(TASK TO CARRY OUT): Copy the data exactly as it appears, and do not include any pictures.

(DATA SEGMENT):
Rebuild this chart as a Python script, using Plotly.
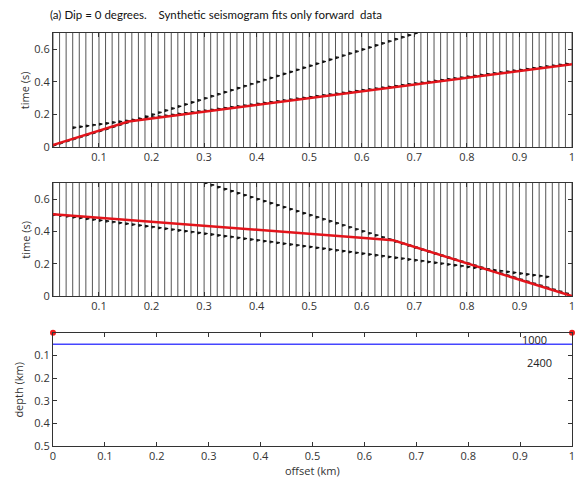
import numpy as np
import plotly.graph_objects as go

# ---------------- data ----------------
n_traces = 80
trace_spacing = 0.0125
trace_offsets = [trace_spacing * (i + 1) for i in range(n_traces)]

# forward shot (top panel) arrival events: endpoints (offset km, time s)
fwd_direct_x = [0.0125, 0.70]
fwd_direct_t = [0.0125, 0.70]
fwd_head_x = [0.045, 1.00]
fwd_head_t = [0.118, 0.516]

# reverse shot (middle panel) arrival events
rev_direct_x = [0.30, 1.00]
rev_direct_t = [0.70, 0.004]
rev_head_x = [0.0125, 0.955]
rev_head_t = [0.505, 0.118]

# red fitted curves
fit_fwd_x = [0.0, 0.156, 1.0]
fit_fwd_t = [0.0, 0.156, 0.508]
fit_rev_x = [0.0, 0.66, 1.0]
fit_rev_t = [0.51, 0.345, 0.0]

# wavelet lobe shape (relative time s, relative amplitude)
wavelet_dt = [-0.007, 0.0, 0.004]
wavelet_amp = [0.0, 1.0, 0.0]
wavelet_scale = 0.0065  # km of deflection

# model panel
interface_x = [0.0, 1.0]
interface_depth = [0.05, 0.05]
velocities = ["1000", "2400"]
velocity_label_x = [0.90, 0.91]
velocity_label_depth = [0.028, 0.133]
station_x = [0.0, 1.0]
station_depth = [0.0, 0.0]

T_MAX = 0.7


def build_traces():
    xs, ys = [], []
    for xo in trace_offsets:
        xs += [xo, xo, None]
        ys += [0.0, T_MAX, None]
    return xs, ys


def build_lobes(events):
    xs, ys = [], []
    for xo in trace_offsets:
        for ex, et in events:
            if ex[0] - 1e-9 <= xo <= ex[1] + 1e-9:
                t0 = float(np.interp(xo, ex, et))
                if 0 <= t0 <= T_MAX:
                    for dt, a in zip(wavelet_dt, wavelet_amp):
                        xs.append(xo + a * wavelet_scale)
                        ys.append(min(max(t0 + dt, 0.0), T_MAX))
                    xs.append(None)
                    ys.append(None)
    return xs, ys


fig = go.Figure()
tx, ty = build_traces()

panels = [
    ("x", "y", [(fwd_direct_x, fwd_direct_t), (fwd_head_x, fwd_head_t)], fit_fwd_x, fit_fwd_t),
    ("x2", "y2", [(rev_direct_x, rev_direct_t), (rev_head_x, rev_head_t)], fit_rev_x, fit_rev_t),
]
for xa, ya, events, fx, ft in panels:
    fig.add_trace(go.Scatter(x=tx, y=ty, mode="lines", line=dict(color="#555", width=1),
                             xaxis=xa, yaxis=ya, hoverinfo="skip", showlegend=False))
    lx, ly = build_lobes(events)
    fig.add_trace(go.Scatter(x=lx, y=ly, mode="lines", fill="toself", fillcolor="#111",
                             line=dict(color="#111", width=1.2),
                             xaxis=xa, yaxis=ya, hoverinfo="skip", showlegend=False))
    fig.add_trace(go.Scatter(x=fx, y=ft, mode="lines",
                             line=dict(color="#e3141b", width=2.5),
                             xaxis=xa, yaxis=ya, showlegend=False))

# bottom panel
fig.add_trace(go.Scatter(x=interface_x, y=interface_depth, mode="lines",
                         line=dict(color="#4646ff", width=1.5),
                         xaxis="x3", yaxis="y3", showlegend=False))
fig.add_trace(go.Scatter(x=station_x, y=station_depth, mode="markers",
                         marker=dict(color="#ee1c1c", size=6, symbol="circle"),
                         cliponaxis=False,
                         xaxis="x3", yaxis="y3", showlegend=False))
for txt, vx, vd in zip(velocities, velocity_label_x, velocity_label_depth):
    fig.add_annotation(x=vx, y=vd, xref="x3", yref="y3", text=txt, showarrow=False,
                       xanchor="left", yanchor="middle",
                       font=dict(size=11, color="#222", family="Open Sans"))

axis_style = dict(showline=True, linecolor="#333", linewidth=1, mirror="ticks",
                  ticks="inside", ticklen=4, tickcolor="#333", showgrid=False,
                  zeroline=False, tickfont=dict(size=11, color="#333", family="Open Sans"))

tick01 = [0.1 * i for i in range(1, 11)]
tick01_text = ["0.1", "0.2", "0.3", "0.4", "0.5", "0.6", "0.7", "0.8", "0.9", "1"]

fig.update_layout(
    width=580, height=481,
    margin=dict(l=53, r=5, t=33, b=35),
    paper_bgcolor="white", plot_bgcolor="white",
    xaxis=dict(domain=[0, 1], anchor="y", range=[0.0125, 1.0],
               tickvals=tick01, ticktext=tick01_text, **axis_style),
    yaxis=dict(domain=[0.724, 1.0], anchor="x", range=[0, 0.7],
               tickvals=[0, 0.2, 0.4, 0.6], ticktext=["0", "0.2", "0.4", "0.6"], **axis_style),
    xaxis2=dict(domain=[0, 1], anchor="y2", range=[0.0125, 1.0],
                tickvals=tick01, ticktext=tick01_text, **axis_style),
    yaxis2=dict(domain=[0.363, 0.637], anchor="x2", range=[0, 0.7],
                tickvals=[0, 0.2, 0.4, 0.6], ticktext=["0", "0.2", "0.4", "0.6"], **axis_style),
    xaxis3=dict(domain=[0, 1], anchor="y3", range=[0, 1.0],
                tickvals=[0] + tick01, ticktext=["0"] + tick01_text, **axis_style),
    yaxis3=dict(domain=[0, 0.274], anchor="x3", range=[0.5, 0],
                tickvals=[0.1, 0.2, 0.3, 0.4, 0.5],
                ticktext=["0.1", "0.2", "0.3", "0.4", "0.5"], **axis_style),
)

lab_font = dict(size=11, color="#333", family="Open Sans")
fig.add_annotation(x=(25 - 53) / 522, y=0.862, xref="paper", yref="paper",
                   text="time (s)", textangle=-90, showarrow=False,
                   xanchor="center", yanchor="middle", font=lab_font)
fig.add_annotation(x=(25 - 53) / 522, y=0.50, xref="paper", yref="paper",
                   text="time (s)", textangle=-90, showarrow=False,
                   xanchor="center", yanchor="middle", font=lab_font)
fig.add_annotation(x=(18 - 53) / 522, y=0.137, xref="paper", yref="paper",
                   text="depth (km)", textangle=-90, showarrow=False,
                   xanchor="center", yanchor="middle", font=lab_font)
fig.add_annotation(x=0.5, y=(446 - 470) / 413, xref="paper", yref="paper",
                   text="offset (km)", showarrow=False,
                   xanchor="center", yanchor="middle", font=lab_font)
fig.add_annotation(x=(48 - 53) / 522, y=(446 - 15) / 413, xref="paper", yref="paper",
                   text="(a) Dip = 0 degrees.\u00a0\u00a0\u00a0\u00a0Synthetic seismogram fits only forward\u00a0\u00a0data",
                   showarrow=False, xanchor="left", yanchor="middle",
                   font=dict(size=11.5, color="#111", family="Lato"))

fig.write_html("out.html")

(CORRECT OUTPUT):
Rebuild this chart as a Python script, using Plotly.
import numpy as np
import plotly.graph_objects as go

# ---------------- data ----------------
n_traces = 80
trace_spacing = 0.0125
trace_offsets = [trace_spacing * (i + 1) for i in range(n_traces)]

# forward shot (top panel) arrival events: endpoints (offset km, time s)
fwd_direct_x = [0.0125, 0.70]
fwd_direct_t = [0.0125, 0.70]
fwd_head_x = [0.045, 1.00]
fwd_head_t = [0.118, 0.516]

# reverse shot (middle panel) arrival events
rev_direct_x = [0.30, 1.00]
rev_direct_t = [0.70, 0.004]
rev_head_x = [0.0125, 0.955]
rev_head_t = [0.505, 0.118]

# red fitted curves
fit_fwd_x = [0.0, 0.156, 1.0]
fit_fwd_t = [0.0, 0.156, 0.508]
fit_rev_x = [0.0, 0.66, 1.0]
fit_rev_t = [0.51, 0.345, 0.0]

# wavelet lobe shape (relative time s, relative amplitude)
wavelet_dt = [-0.007, 0.0, 0.004]
wavelet_amp = [0.0, 1.0, 0.0]
wavelet_scale = 0.0065  # km of deflection

# model panel
interface_x = [0.0, 1.0]
interface_depth = [0.05, 0.05]
velocities = ["1000", "2400"]
velocity_label_x = [0.90, 0.91]
velocity_label_depth = [0.028, 0.133]
station_x = [0.0, 1.0]
station_depth = [0.0, 0.0]

T_MAX = 0.7


def build_traces():
    xs, ys = [], []
    for xo in trace_offsets:
        xs += [xo, xo, None]
        ys += [0.0, T_MAX, None]
    return xs, ys


def build_lobes(events):
    xs, ys = [], []
    for xo in trace_offsets:
        for ex, et in events:
            if ex[0] - 1e-9 <= xo <= ex[1] + 1e-9:
                t0 = float(np.interp(xo, ex, et))
                if 0 <= t0 <= T_MAX:
                    for dt, a in zip(wavelet_dt, wavelet_amp):
                        xs.append(xo + a * wavelet_scale)
                        ys.append(min(max(t0 + dt, 0.0), T_MAX))
                    xs.append(None)
                    ys.append(None)
    return xs, ys


fig = go.Figure()
tx, ty = build_traces()

panels = [
    ("x", "y", [(fwd_direct_x, fwd_direct_t), (fwd_head_x, fwd_head_t)], fit_fwd_x, fit_fwd_t),
    ("x2", "y2", [(rev_direct_x, rev_direct_t), (rev_head_x, rev_head_t)], fit_rev_x, fit_rev_t),
]
for xa, ya, events, fx, ft in panels:
    fig.add_trace(go.Scatter(x=tx, y=ty, mode="lines", line=dict(color="#555", width=1),
                             xaxis=xa, yaxis=ya, hoverinfo="skip", showlegend=False))
    lx, ly = build_lobes(events)
    fig.add_trace(go.Scatter(x=lx, y=ly, mode="lines", fill="toself", fillcolor="#111",
                             line=dict(color="#111", width=1.2),
                             xaxis=xa, yaxis=ya, hoverinfo="skip", showlegend=False))
    fig.add_trace(go.Scatter(x=fx, y=ft, mode="lines",
                             line=dict(color="#e3141b", width=2.5),
                             xaxis=xa, yaxis=ya, showlegend=False))

# bottom panel
fig.add_trace(go.Scatter(x=interface_x, y=interface_depth, mode="lines",
                         line=dict(color="#4646ff", width=1.5),
                         xaxis="x3", yaxis="y3", showlegend=False))
fig.add_trace(go.Scatter(x=station_x, y=station_depth, mode="markers",
                         marker=dict(color="#ee1c1c", size=6, symbol="circle"),
                         cliponaxis=False,
                         xaxis="x3", yaxis="y3", showlegend=False))
for txt, vx, vd in zip(velocities, velocity_label_x, velocity_label_depth):
    fig.add_annotation(x=vx, y=vd, xref="x3", yref="y3", text=txt, showarrow=False,
                       xanchor="left", yanchor="middle",
                       font=dict(size=11, color="#222", family="Open Sans"))

axis_style = dict(showline=True, linecolor="#333", linewidth=1, mirror="ticks",
                  ticks="inside", ticklen=4, tickcolor="#333", showgrid=False,
                  zeroline=False, tickfont=dict(size=11, color="#333", family="Open Sans"))

tick01 = [0.1 * i for i in range(1, 11)]
tick01_text = ["0.1", "0.2", "0.3", "0.4", "0.5", "0.6", "0.7", "0.8", "0.9", "1"]

fig.update_layout(
    width=580, height=481,
    margin=dict(l=53, r=5, t=33, b=35),
    paper_bgcolor="white", plot_bgcolor="white",
    xaxis=dict(domain=[0, 1], anchor="y", range=[0.0125, 1.0],
               tickvals=tick01, ticktext=tick01_text, **axis_style),
    yaxis=dict(domain=[0.724, 1.0], anchor="x", range=[0, 0.7],
               tickvals=[0, 0.2, 0.4, 0.6], ticktext=["0", "0.2", "0.4", "0.6"], **axis_style),
    xaxis2=dict(domain=[0, 1], anchor="y2", range=[0.0125, 1.0],
                tickvals=tick01, ticktext=tick01_text, **axis_style),
    yaxis2=dict(domain=[0.363, 0.637], anchor="x2", range=[0, 0.7],
                tickvals=[0, 0.2, 0.4, 0.6], ticktext=["0", "0.2", "0.4", "0.6"], **axis_style),
    xaxis3=dict(domain=[0, 1], anchor="y3", range=[0, 1.0],
                tickvals=[0] + tick01, ticktext=["0"] + tick01_text, **axis_style),
    yaxis3=dict(domain=[0, 0.274], anchor="x3", range=[0.5, 0],
                tickvals=[0.1, 0.2, 0.3, 0.4, 0.5],
                ticktext=["0.1", "0.2", "0.3", "0.4", "0.5"], **axis_style),
)

lab_font = dict(size=11, color="#333", family="Open Sans")
fig.add_annotation(x=(25 - 53) / 522, y=0.862, xref="paper", yref="paper",
                   text="time (s)", textangle=-90, showarrow=False,
                   xanchor="center", yanchor="middle", font=lab_font)
fig.add_annotation(x=(25 - 53) / 522, y=0.50, xref="paper", yref="paper",
                   text="time (s)", textangle=-90, showarrow=False,
                   xanchor="center", yanchor="middle", font=lab_font)
fig.add_annotation(x=(18 - 53) / 522, y=0.137, xref="paper", yref="paper",
                   text="depth (km)", textangle=-90, showarrow=False,
                   xanchor="center", yanchor="middle", font=lab_font)
fig.add_annotation(x=0.5, y=(446 - 470) / 413, xref="paper", yref="paper",
                   text="offset (km)", showarrow=False,
                   xanchor="center", yanchor="middle", font=lab_font)
fig.add_annotation(x=(48 - 53) / 522, y=(446 - 15) / 413, xref="paper", yref="paper",
                   text="(a) Dip = 0 degrees.\u00a0\u00a0\u00a0\u00a0Synthetic seismogram fits only forward\u00a0\u00a0data",
                   showarrow=False, xanchor="left", yanchor="middle",
                   font=dict(size=11.5, color="#111", family="Lato"))

fig.write_html("out.html")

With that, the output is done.